Орельен обнаружил письмо в вечерней почте. Второй раз в жизни видел он почерк Береники. Смотрел на него с таким чувством, как смотрят на незнакомое лицо. Внешне беспорядочный почерк, обманчиво крупный, но убористый, между строчками непривычно большие расстояния, заполненные вытянутыми в длину буквами. Не обычный, лишенный индивидуальности женский почерк, в котором до старости сохраняется щеголеватость, усвоенная еще в школе, с детства, почерк полностью противоречивший представлению о почерке женщины наших дней. Странный, неприлизанный почерк… В нем чувствуются вольные струи ветра, вольные порывы сердца. Строчки, выведенные незнакомым почерком, плясали в глазах Орельена, он сначала прочел письмо, не понимая смысла, так он был взволнован. Необходимо было сосредоточиться, убедить себя самого, что это пишет Береника, пишет синими чернилами, на почтовой бумаге цвета морской воды. Какая же Береника? Та, с широко открытыми глазами, или та, что опустила веки? Все равно какая — это Береника!

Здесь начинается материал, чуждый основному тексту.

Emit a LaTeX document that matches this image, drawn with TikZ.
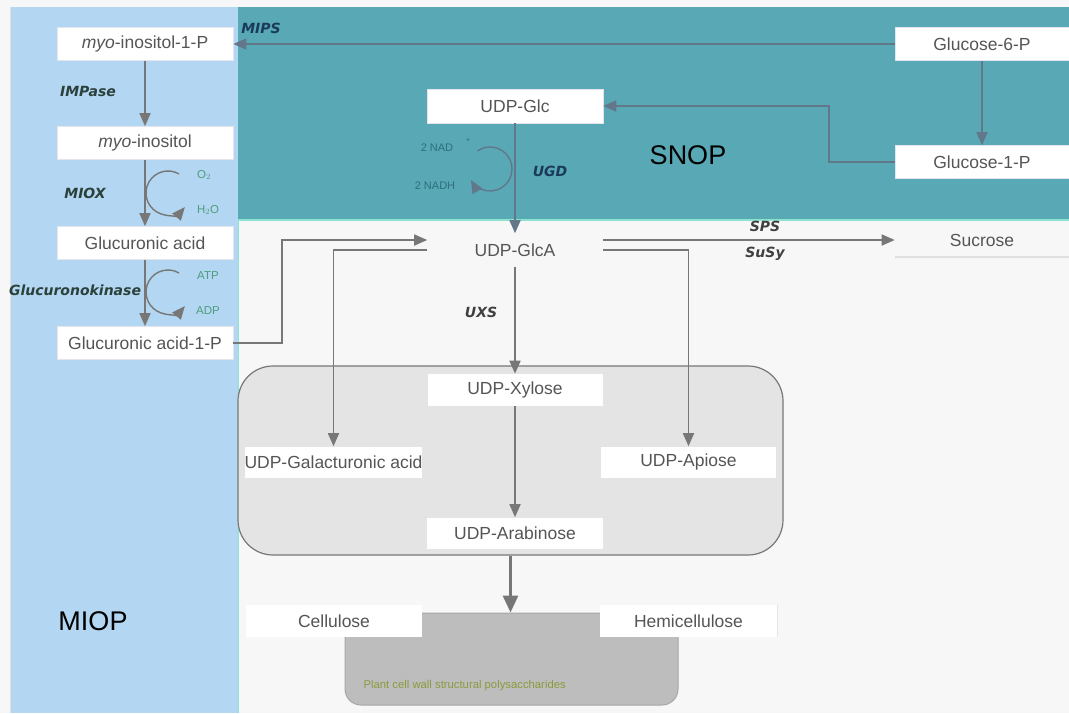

«Сначала я думала, что не видеть вас — это все равно что уснуть, а ведь сладко спящий человек счастлив. Но оказалось, что я сплю плохо. Слишком мой сон похож на бессонницу. Ничто не способно отвлечь меня от вас, ничем не удается усыпить боль. Я замкнулась в этом молчании, и оно меня душит. Не слышать вас больше — значит не слышать ничего. Никогда не думала, что так может быть. Я поклялась не видеть вас больше, но когда маска была готова, не удержалась — просто не могла поступить иначе — и сама отнесла ее вам. Ведь она такая хрупкая, и мне некому было ее доверить. Словом, тысячи причин… Я решила, что отдам ее привратнице. Но привратницы не оказалось на месте, висела записка… Тогда я поднялась к вам. Вас не было дома. Ваша экономка сказала, что вы только что ушли. Таким образом я все-таки сдержала слово. И до сих пор не могу прийти в себя. И писать вам тоже не нужно было. Я твержу себе, что успею еще разорвать письмо, не отошлю его. Это-то и придает мне мужество, печальное мужество не скрывать перед вами своих слез. Орельен, Орельен, все это выше моих сил!

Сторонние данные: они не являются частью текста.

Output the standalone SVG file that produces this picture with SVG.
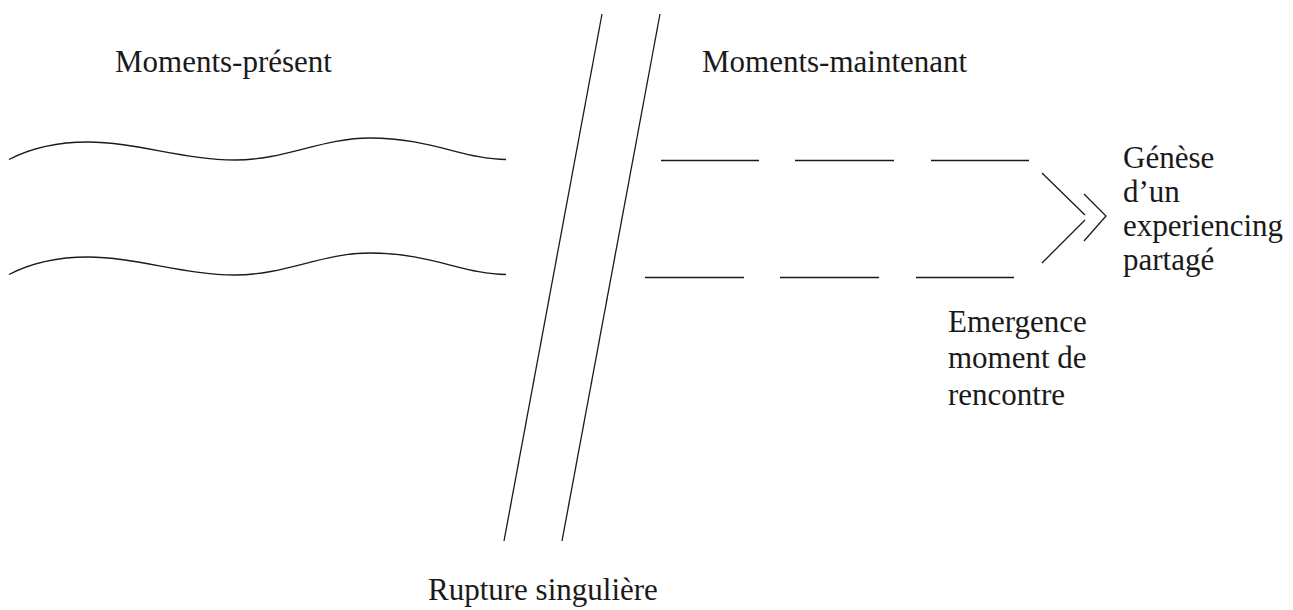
<svg xmlns="http://www.w3.org/2000/svg" width="1293" height="610" viewBox="0 0 1293 610">
  <style>
    .ln { fill: none; stroke: #1a1a1a; stroke-width: 1.3; }
    .lbl { font-family: "Liberation Serif", "Times New Roman", serif; font-size: 31px; fill: #1a1a1a; }
  </style>
  <defs>
    <path id="wave" d="M9,159.5 C35,146 60,142 88,142 C135,142 185,160 235,160 C285,160 322,138 370,138 C430,138 465,159.5 506,159.5"/>
  </defs>
  <rect width="1293" height="610" fill="#ffffff"/>

  <!-- labels -->
  <g id="label-present">
    <text class="lbl" x="115" y="72">Moments-présent</text>
  </g>
  <g id="label-maintenant">
    <text class="lbl" x="702" y="72">Moments-maintenant</text>
  </g>
  <g id="label-genese">
    <text class="lbl" x="1123" y="168">Génèse</text>
    <text class="lbl" x="1123" y="202">d’un</text>
    <text class="lbl" x="1123" y="236">experiencing</text>
    <text class="lbl" x="1123" y="270">partagé</text>
  </g>
  <g id="label-emergence">
    <text class="lbl" x="948" y="332">Emergence</text>
    <text class="lbl" x="948" y="368">moment de</text>
    <text class="lbl" x="948" y="405">rencontre</text>
  </g>
  <g id="label-rupture">
    <text class="lbl" x="428" y="600">Rupture singulière</text>
  </g>

  <!-- connectors -->
  <g id="connectors">
    <!-- wavy flow of present moments -->
    <use href="#wave" class="ln"/>
    <use href="#wave" class="ln" transform="translate(0,115)"/>
    <!-- rupture: two slanted strokes -->
    <line class="ln" x1="602" y1="14" x2="504" y2="541"/>
    <line class="ln" x1="660" y1="14" x2="562" y2="541"/>
    <!-- dashed flow of now moments -->
    <line class="ln" x1="661" y1="160.5" x2="759" y2="160.5"/>
    <line class="ln" x1="795" y1="160.5" x2="894" y2="160.5"/>
    <line class="ln" x1="931" y1="160.5" x2="1029" y2="160.5"/>
    <line class="ln" x1="645" y1="277.5" x2="744" y2="277.5"/>
    <line class="ln" x1="780" y1="277.5" x2="879" y2="277.5"/>
    <line class="ln" x1="916" y1="277.5" x2="1014" y2="277.5"/>
    <!-- double chevron -->
    <polyline class="ln" points="1042,173 1085,215"/>
    <polyline class="ln" points="1085,220 1042,263"/>
    <polyline class="ln" points="1084,194 1106,216 1084,241"/>
  </g>
</svg>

Временами я просто не нахожу себе места. Когда я думаю о том страшном поручении, которое я дала дяде Блезу. Случилось это под влиянием минуты; тогда я еще тешилась своей безумной клятвой, жила под ее властью. Ведь Бланшетта была такая несчастная! Вот я и убедила себя, что меня просто тянет к вам и с этим влечением нетрудно бороться. Кроме того, меня охватила какая-то лихорадка самопожертвования. И я с чистой совестью смогла сказать тогда мосье Амберьо, что не люблю вас. Не сомневаюсь, он поверил. Говорил ли он вам об этом? А теперь я боюсь. Боюсь, что вы тоже поверите. Боюсь, что мои слова причинили вам боль, боюсь потерять вашу любовь. О нет, это немыслимо, потерять вас, моя любовь! Мне легче, когда я пишу эти слова «моя любовь». Да, я солгала, да, я люблю вас… И не разорву письма, в котором сказано, что я вас люблю. Или сохраню его для себя, или отошлю вам. Где зло, где добро? Бланшетта должна жить, ведь у нее дети. Эдмон считает, что она пыталась покончить с собой потому, что ревнует его, но когда она, придя в себя, решила снова принять веронал, я, которой была известна истинная подоплека дела после нашего ночного разговора, я почувствовала себя убийцей, я боролась с ней, я обязана была во что бы то ни стало подчинить ее своей воле, вырвать из ее рук таблетки. Она твердила: «Дай мне умереть, дай мне умереть». Я чуть ли не силой вырвала у нее клятву, что она не повторит своих попыток. Но и сама взамен дала ей клятву. В ту минуту это казалось мне вполне естественным, легко выполнимым.